TASK DIRECTIONS: Leaving the pictures aside, transcribe every line below exactly.

DATASET ENTRIES:
★ ★ ★ ★ ★

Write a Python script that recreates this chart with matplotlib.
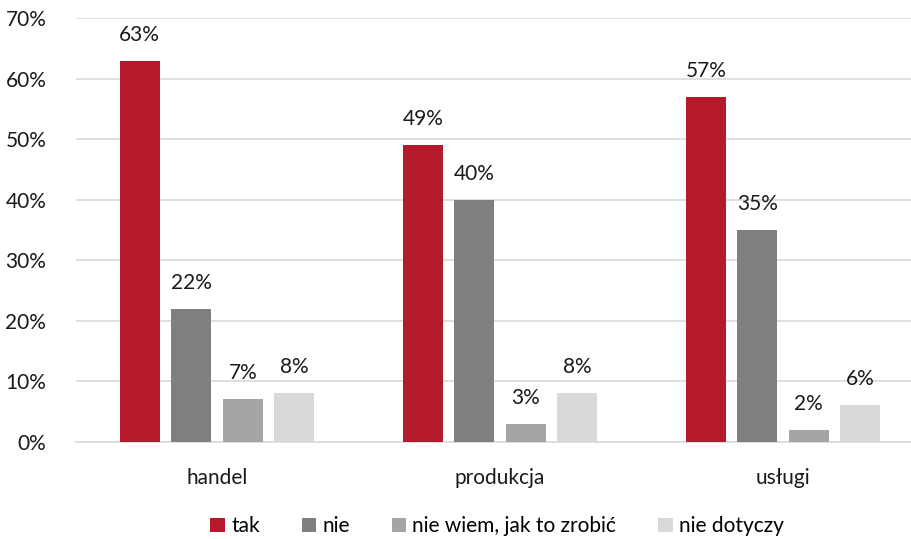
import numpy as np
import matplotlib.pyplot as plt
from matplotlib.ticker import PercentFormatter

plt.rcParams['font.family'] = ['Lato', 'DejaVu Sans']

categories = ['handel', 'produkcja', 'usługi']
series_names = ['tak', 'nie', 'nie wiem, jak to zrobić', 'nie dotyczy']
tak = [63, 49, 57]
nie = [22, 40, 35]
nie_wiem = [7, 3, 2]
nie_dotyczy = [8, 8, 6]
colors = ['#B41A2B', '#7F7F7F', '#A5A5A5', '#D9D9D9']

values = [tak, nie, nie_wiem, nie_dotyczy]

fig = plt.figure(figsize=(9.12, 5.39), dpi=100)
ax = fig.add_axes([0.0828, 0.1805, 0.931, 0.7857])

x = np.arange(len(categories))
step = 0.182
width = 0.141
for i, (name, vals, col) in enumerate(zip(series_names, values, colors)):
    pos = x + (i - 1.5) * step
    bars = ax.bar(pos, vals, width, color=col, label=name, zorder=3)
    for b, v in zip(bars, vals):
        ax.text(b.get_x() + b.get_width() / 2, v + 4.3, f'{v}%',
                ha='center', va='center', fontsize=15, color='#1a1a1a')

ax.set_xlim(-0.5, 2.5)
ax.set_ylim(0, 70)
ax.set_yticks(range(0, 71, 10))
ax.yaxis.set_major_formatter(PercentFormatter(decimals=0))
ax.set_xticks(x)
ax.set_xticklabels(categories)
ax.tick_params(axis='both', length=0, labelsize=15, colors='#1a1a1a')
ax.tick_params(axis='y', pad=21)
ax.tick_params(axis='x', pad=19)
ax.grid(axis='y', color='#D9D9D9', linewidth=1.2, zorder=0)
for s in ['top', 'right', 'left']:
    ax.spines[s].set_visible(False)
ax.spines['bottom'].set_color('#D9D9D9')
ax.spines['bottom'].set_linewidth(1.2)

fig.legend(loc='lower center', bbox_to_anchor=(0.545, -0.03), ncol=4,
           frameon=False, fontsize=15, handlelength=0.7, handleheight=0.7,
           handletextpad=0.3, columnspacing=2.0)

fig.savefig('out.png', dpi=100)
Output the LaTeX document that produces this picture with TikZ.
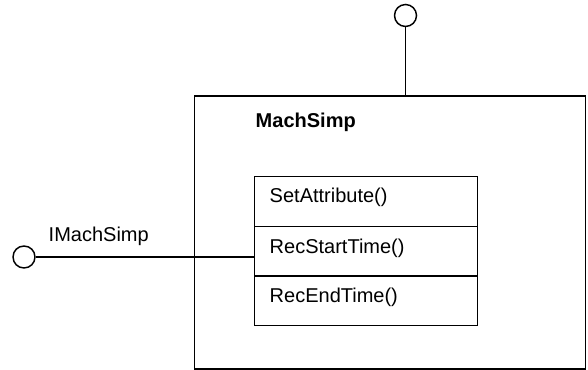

★ ★ ★ ★ ★

RESULT OF THE EXERCISE:
Write a Python script that recreates this chart with matplotlib.
import numpy as np
import matplotlib.pyplot as plt
from matplotlib.ticker import PercentFormatter

plt.rcParams['font.family'] = ['Lato', 'DejaVu Sans']

categories = ['handel', 'produkcja', 'usługi']
series_names = ['tak', 'nie', 'nie wiem, jak to zrobić', 'nie dotyczy']
tak = [63, 49, 57]
nie = [22, 40, 35]
nie_wiem = [7, 3, 2]
nie_dotyczy = [8, 8, 6]
colors = ['#B41A2B', '#7F7F7F', '#A5A5A5', '#D9D9D9']

values = [tak, nie, nie_wiem, nie_dotyczy]

fig = plt.figure(figsize=(9.12, 5.39), dpi=100)
ax = fig.add_axes([0.0828, 0.1805, 0.931, 0.7857])

x = np.arange(len(categories))
step = 0.182
width = 0.141
for i, (name, vals, col) in enumerate(zip(series_names, values, colors)):
    pos = x + (i - 1.5) * step
    bars = ax.bar(pos, vals, width, color=col, label=name, zorder=3)
    for b, v in zip(bars, vals):
        ax.text(b.get_x() + b.get_width() / 2, v + 4.3, f'{v}%',
                ha='center', va='center', fontsize=15, color='#1a1a1a')

ax.set_xlim(-0.5, 2.5)
ax.set_ylim(0, 70)
ax.set_yticks(range(0, 71, 10))
ax.yaxis.set_major_formatter(PercentFormatter(decimals=0))
ax.set_xticks(x)
ax.set_xticklabels(categories)
ax.tick_params(axis='both', length=0, labelsize=15, colors='#1a1a1a')
ax.tick_params(axis='y', pad=21)
ax.tick_params(axis='x', pad=19)
ax.grid(axis='y', color='#D9D9D9', linewidth=1.2, zorder=0)
for s in ['top', 'right', 'left']:
    ax.spines[s].set_visible(False)
ax.spines['bottom'].set_color('#D9D9D9')
ax.spines['bottom'].set_linewidth(1.2)

fig.legend(loc='lower center', bbox_to_anchor=(0.545, -0.03), ncol=4,
           frameon=False, fontsize=15, handlelength=0.7, handleheight=0.7,
           handletextpad=0.3, columnspacing=2.0)

fig.savefig('out.png', dpi=100)
Output the LaTeX document that produces this picture with TikZ.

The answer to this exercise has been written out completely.